Parallel Computing
The availability of parallel computing provides an opportunity to simulate problems of greater complexity, with greater accuracy, more quickly. Users can benefit greatly from the parallel computing capabilities available in OpenFOAM, e.g.
- Almost everything, from meshing, pre-processing, through simulation, to post-processing, runs in parallel as standard; no stage is limited to run on a single CPU on the memory allocated to that CPU.
- The cost of parallel simulation is affordable to all because OpenFOAM is free.
- Parallelisation is robust and integrated at a low level, so in general, new applications require no ‘parallel-specific’ coding; they will run in parallel by default.
- A convenient interface, Pstream, to plug any Message Passing Interface (MPI) library into OpenFOAM
Domain decomposition and MPI
OpenFOAM employs domain decomposition, with its decomposePar utility, to split the mesh and fields into a number of sub-domains and allocate them to separate processors. Applications can then run in parallel on separate sub-domains, with communication between processors with software that uses the MPI communications protocol. While OpenFOAM is shipped with the OpenMPI library, any MPI library, such as those optimised for particular hardware platforms, can be used with OpenFOAM by “plugging” it in through the Pstream interface.
Performance
There have been many studies into the parallel performance of OpenFOAM. Performance results vary depending on:
- the nature of the tests, e.g. fixed number of total cells or fixed number of cells per node;
- class of parallel computer, e.g. multicore, cluster, massively-parallel;
- choice of Message Passing Interface (MPI) software for distributed memory machines, e.g. OpenMPI, native system MPI, etc.;
While it is difficult to make conclusive statements based on the study data available, it appears that with a suitable system set up, OpenFOAM scales well up to at least 1000 CPUs. A study, for example, by the CSC - IT Center for Science, Finland tested a 3 dimensional cavity flow in OpenFOAM on the Cray XT4 on cases of 13.8 and 22 million cells. It concludes that “On Cray XT OpenFOAM exhibits super-linear scalability.” The scalability graph does indeed show slightly above linear scaling on simulations from 64 to 1024 CPUs.

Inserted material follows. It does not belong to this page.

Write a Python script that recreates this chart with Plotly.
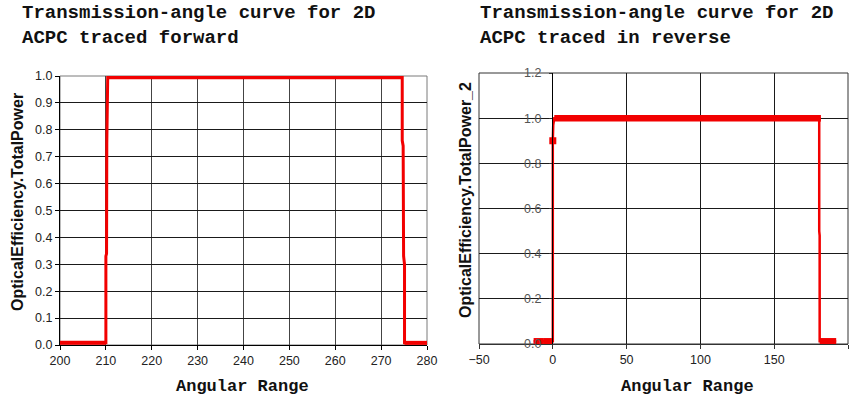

A study by the EPCC on HECToR, another Cray XT supercomputer, shows good scaling for cases that are sufficiently large that the problem is not dominated by inter-processor communication. In the scaling results of that study, the jet simulation on the “fine” mesh shows good scaling up to 512 cores and the report concludes that “OpenFOAM scales well on HECToR for both simple tutorial cases and for complex industrial cases”. In addition, the fine jet simulation used only 19 million cells, so that at 1024 cores, there are only 18,500 cells per core. With a larger number of cells per core, e.g. 100,000+, better scaling would be expected.